• Work to complete
Below is a listing to write out in full, exactly as given, without its pictures.

• Recorded data
○ ○ ○ ○
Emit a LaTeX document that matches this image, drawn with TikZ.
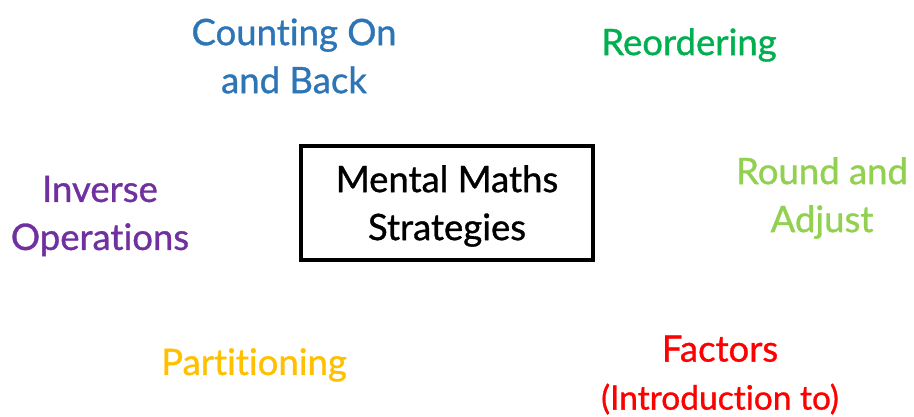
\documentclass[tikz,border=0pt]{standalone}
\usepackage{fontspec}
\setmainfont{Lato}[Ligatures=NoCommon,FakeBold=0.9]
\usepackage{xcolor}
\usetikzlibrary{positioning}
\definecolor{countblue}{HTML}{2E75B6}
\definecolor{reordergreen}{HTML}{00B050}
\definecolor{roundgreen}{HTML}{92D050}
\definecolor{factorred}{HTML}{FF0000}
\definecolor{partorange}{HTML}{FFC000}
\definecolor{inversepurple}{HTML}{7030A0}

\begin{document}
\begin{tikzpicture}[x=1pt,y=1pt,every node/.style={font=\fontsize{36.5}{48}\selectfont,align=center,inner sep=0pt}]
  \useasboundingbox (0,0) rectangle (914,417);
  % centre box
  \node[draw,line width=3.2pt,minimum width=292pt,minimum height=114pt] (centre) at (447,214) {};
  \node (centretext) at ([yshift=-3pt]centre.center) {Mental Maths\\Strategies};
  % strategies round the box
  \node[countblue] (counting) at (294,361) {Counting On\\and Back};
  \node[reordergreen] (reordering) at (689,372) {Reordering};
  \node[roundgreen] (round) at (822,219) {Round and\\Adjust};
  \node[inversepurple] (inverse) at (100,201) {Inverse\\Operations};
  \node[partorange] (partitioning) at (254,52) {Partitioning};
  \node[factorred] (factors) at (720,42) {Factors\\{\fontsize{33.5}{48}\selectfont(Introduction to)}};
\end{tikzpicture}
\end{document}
○ ○ ○ ○
• Result
Emit a LaTeX document that matches this image, drawn with TikZ.
\documentclass[tikz,border=0pt]{standalone}
\usepackage{fontspec}
\setmainfont{Lato}[Ligatures=NoCommon,FakeBold=0.9]
\usepackage{xcolor}
\usetikzlibrary{positioning}
\definecolor{countblue}{HTML}{2E75B6}
\definecolor{reordergreen}{HTML}{00B050}
\definecolor{roundgreen}{HTML}{92D050}
\definecolor{factorred}{HTML}{FF0000}
\definecolor{partorange}{HTML}{FFC000}
\definecolor{inversepurple}{HTML}{7030A0}

\begin{document}
\begin{tikzpicture}[x=1pt,y=1pt,every node/.style={font=\fontsize{36.5}{48}\selectfont,align=center,inner sep=0pt}]
  \useasboundingbox (0,0) rectangle (914,417);
  % centre box
  \node[draw,line width=3.2pt,minimum width=292pt,minimum height=114pt] (centre) at (447,214) {};
  \node (centretext) at ([yshift=-3pt]centre.center) {Mental Maths\\Strategies};
  % strategies round the box
  \node[countblue] (counting) at (294,361) {Counting On\\and Back};
  \node[reordergreen] (reordering) at (689,372) {Reordering};
  \node[roundgreen] (round) at (822,219) {Round and\\Adjust};
  \node[inversepurple] (inverse) at (100,201) {Inverse\\Operations};
  \node[partorange] (partitioning) at (254,52) {Partitioning};
  \node[factorred] (factors) at (720,42) {Factors\\{\fontsize{33.5}{48}\selectfont(Introduction to)}};
\end{tikzpicture}
\end{document}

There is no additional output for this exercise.